Berbicara di atas Air Force One, Trump mengklaim bahwa ia telah membahas masalah tersebut dengan el-Sisi, dengan menyatakan,
"Saya berharap ia mau mengambil sebagian. Kami banyak membantu mereka, dan saya yakin ia akan membantu kami... Namun saya rasa ia akan melakukannya, dan saya rasa Raja Yordania juga akan melakukannya." Namun, Mesir membantah bahwa pembicaraan tersebut telah terjadi.
Negara-negara Arab secara historis menolak usulan untuk menggusur warga Palestina dari tanah mereka.
Sejak pecahnya perang di Gaza pada Oktober 2023, baik Mesir maupun Yordania telah memperkuat penentangan mereka terhadap usulan tersebut.
Yordania, yang telah menampung lebih dari dua juta warga Palestina dan menghadapi tekanan ekonomi, telah menolak gagasan tersebut secara langsung.
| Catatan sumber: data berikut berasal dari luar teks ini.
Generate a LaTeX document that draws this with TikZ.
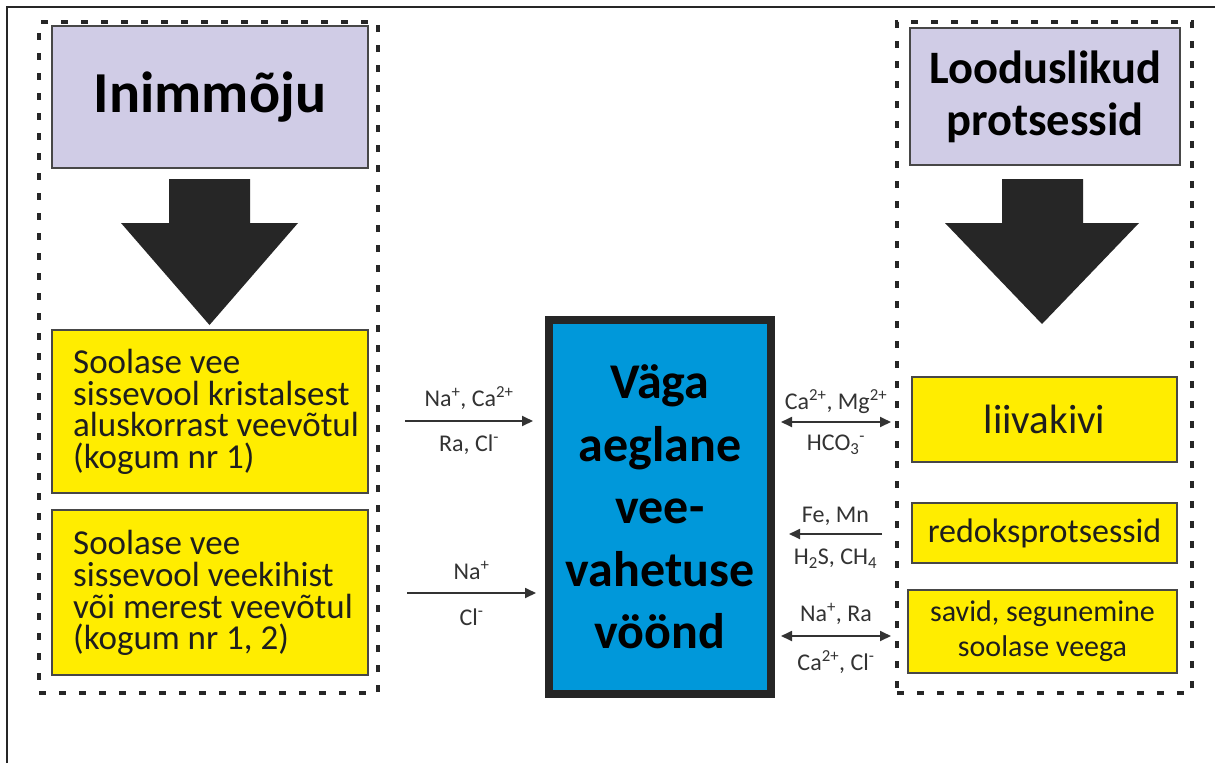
\documentclass[tikz,border=0pt]{standalone}
\usepackage{fontspec}
\setmainfont{Carlito}
\usetikzlibrary{arrows.meta}
\definecolor{lav}{HTML}{D0CCE6}
\definecolor{ylw}{HTML}{FFED00}
\definecolor{blu}{HTML}{0098DA}
\definecolor{dk}{HTML}{262626}
\definecolor{lbl}{HTML}{333333}
\definecolor{txt}{HTML}{1E1E1E}
\begin{document}
\begin{tikzpicture}[x=1pt,y=-1pt,
  dashbox/.style={draw=dk, line width=3.2pt, dash pattern=on 7pt off 13pt, inner sep=0pt},
  titlebox/.style={draw=dk!85, line width=1.6pt, fill=lav, inner sep=0pt, text=black,
    font=\bfseries, align=center},
  ybox/.style={draw=dk!85, line width=1.8pt, fill=ylw, inner sep=0pt},
  ytext/.style={text=txt, inner sep=0pt},
  bigarrow/.style={fill=dk},
  flow/.style={draw=lbl, line width=1.8pt, -{Triangle[length=11pt,width=10pt]}},
  flowboth/.style={draw=lbl, line width=1.8pt, {Triangle[length=11pt,width=10pt]}-{Triangle[length=11pt,width=10pt]}},
  lab/.style={text=lbl, inner sep=0pt, font=\fontsize{24}{28}\selectfont}
]
\useasboundingbox (0,0) rectangle (1215,763);
\fill[white] (0,0) rectangle (1215,763);
\draw[line width=1.3pt, dk] (7,763) -- (7,7) -- (1215,7);

% dashed groups
\node[dashbox, minimum width=339pt, minimum height=671pt] (lgroup) at (208.5,357.5) {};
\node[dashbox, minimum width=295pt, minimum height=671pt] (rgroup) at (1044.5,357.5) {};

% title boxes
\node[titlebox, minimum width=316pt, minimum height=142pt,
  font=\fontsize{58}{64}\selectfont\bfseries] (inim) at (210,97) {Inimmõju};
\node[titlebox, minimum width=270pt, minimum height=137pt,
  font=\fontsize{46.5}{52}\selectfont\bfseries] (lood) at (1045,96.5) {Looduslikud\\protsessid};

% big arrows
\fill[bigarrow] (169,179) -- (250,179) -- (250,223) -- (298,223) -- (209.5,325) -- (121,223) -- (169,223) -- cycle;
\fill[bigarrow] (1002,179) -- (1083,179) -- (1083,223) -- (1139,223) -- (1042,324) -- (945,223) -- (1002,223) -- cycle;

% left yellow boxes
\node[ybox, minimum width=316pt, minimum height=163pt] (y1) at (210,411.5) {};
\node[ytext, anchor=west, align=left, font=\fontsize{35}{31.7}\selectfont] (y1t) at (73,412)
  {Soolase vee\\sissevool kristalsest\\aluskorrast veevõtul\\(kogum nr 1)};
\node[ybox, minimum width=316pt, minimum height=165pt] (y2) at (210,592.5) {};
\node[ytext, anchor=west, align=left, font=\fontsize{35}{31.7}\selectfont] (y2t) at (73,593)
  {Soolase vee\\sissevool veekihist\\või merest veevõtul\\(kogum nr 1, 2)};

% right yellow boxes
\node[ybox, minimum width=265pt, minimum height=85pt] (liiv) at (1044.5,419.5) {};
\node[ytext, font=\fontsize{41}{44}\selectfont] (liivt) at (liiv.center) {liivakivi};
\node[ybox, minimum width=265pt, minimum height=60pt] (redo) at (1044.5,533) {};
\node[ytext, font=\fontsize{34}{38}\selectfont] (redot) at (redo.center) {redoksprotsessid};
\node[ybox, minimum width=269pt, minimum height=83pt] (savi) at (1042.5,631.5) {};
\node[ytext, align=center, font=\fontsize{30}{35}\selectfont] (savit) at (savi.center) {savid, segunemine\\soolase veega};

% central box
\node[draw=dk, line width=8pt, fill=blu, minimum width=222pt, minimum height=374pt,
  inner sep=0pt, align=center, font=\fontsize{50}{62.5}\selectfont\bfseries, text=black]
  (zone) at (660,507) {Väga\\aeglane\\vee-\\vahetuse\\vöönd};

% connector end points
\coordinate (a1s) at (405,421); \coordinate (a1e) at (533,421);
\coordinate (a2s) at (407,593); \coordinate (a2e) at (536,593);
\coordinate (b1s) at (781,422); \coordinate (b1e) at (891,422);
\coordinate (b2s) at (882,534); \coordinate (b2e) at (789,534);
\coordinate (b3s) at (781,636); \coordinate (b3e) at (891,636);

\draw[flow] (a1s) -- (a1e)
  node[lab, midway, yshift=23pt] {Na\textsuperscript{+}, Ca\textsuperscript{2+}}
  node[lab, midway, yshift=-24pt] {Ra, Cl\textsuperscript{-}};
\draw[flow] (a2s) -- (a2e)
  node[lab, midway, yshift=23pt] {Na\textsuperscript{+}}
  node[lab, midway, yshift=-24pt] {Cl\textsuperscript{-}};
\draw[flowboth] (b1s) -- (b1e)
  node[lab, midway, yshift=20pt] {Ca\textsuperscript{2+}, Mg\textsuperscript{2+}}
  node[lab, midway, yshift=-23pt] {HCO\textsubscript{3}\textsuperscript{-}};
\draw[flow] (b2s) -- (b2e)
  node[lab, midway, yshift=18pt] {Fe, Mn}
  node[lab, midway, yshift=-25pt] {H\textsubscript{2}S, CH\textsubscript{4}};
\draw[flowboth] (b3s) -- (b3e)
  node[lab, midway, yshift=22pt] {Na\textsuperscript{+}, Ra}
  node[lab, midway, yshift=-26pt] {Ca\textsuperscript{2+}, Cl\textsuperscript{-}};
\end{tikzpicture}
\end{document}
"Solusi untuk masalah Palestina terletak di Palestina," kata Menteri Luar Negeri Yordania Ayman Safadi, dikutip dari AL MAYADEEN.
Oleh karena itu, menteri luar negeri Arab Saudi, UEA, Qatar, Mesir, dan Yordania, serta penasihat presiden Palestina Hussein al-Sheikh, berkumpul di Kairo pada hari Sabtu dan akhirnya memutuskan untuk membahas masalah tersebut dalam sebuah surat kepada Rubio.
Para pejabat menekankan bahwa Timur Tengah sudah berjuang dengan populasi pengungsi dan terlantar terbesar di dunia, yang menekankan kondisi ekonomi dan sosial yang rapuh di kawasan itu.
Mereka memperingatkan bahwa pemindahan lebih lanjut, meskipun sementara, dapat meningkatkan risiko ketidakstabilan regional, radikalisasi, dan kerusuhan.
Mereka juga menggarisbawahi perlunya melibatkan penduduk Palestina dalam rekonstruksi Gaza , dengan menegaskan bahwa mereka harus memiliki peran dalam membangun kembali tanah mereka dan tidak boleh dikesampingkan dalam proses tersebut, yang seharusnya didukung oleh masyarakat internasional.
Selain itu, para menteri Arab memperingatkan terhadap kemungkinan pengusiran warga Palestina oleh "Israel", menegaskan kembali dukungan tegas mereka terhadap tekad warga Palestina untuk tetap berada di tanah mereka dan menekankan bahwa tindakan seperti itu akan membawa dimensi baru yang berbahaya terhadap konflik tersebut.
"Warga Palestina akan tinggal di tanah mereka dan membantu membangunnya kembali, dan tidak boleh dilucuti hak mereka selama pembangunan kembali, dan harus mengambil kepemilikan atas proses tersebut dengan dukungan masyarakat internasional," bunyi surat tersebut.
Pada tingkat yang lebih luas, para menteri menyampaikan kesediaan negara mereka untuk bekerja sama dengan visi Presiden Trump untuk perdamaian Timur Tengah, dengan menyatakan keyakinannya pada kemampuannya untuk mencapai apa yang tidak dapat dicapai oleh presiden AS sebelumnya.
Mereka menekankan bahwa pendekatan yang paling efektif adalah solusi "dua negara" dan menegaskan kesiapan mereka untuk mendorong kondisi regional yang akan menjamin keamanan "Israel" dan Palestina.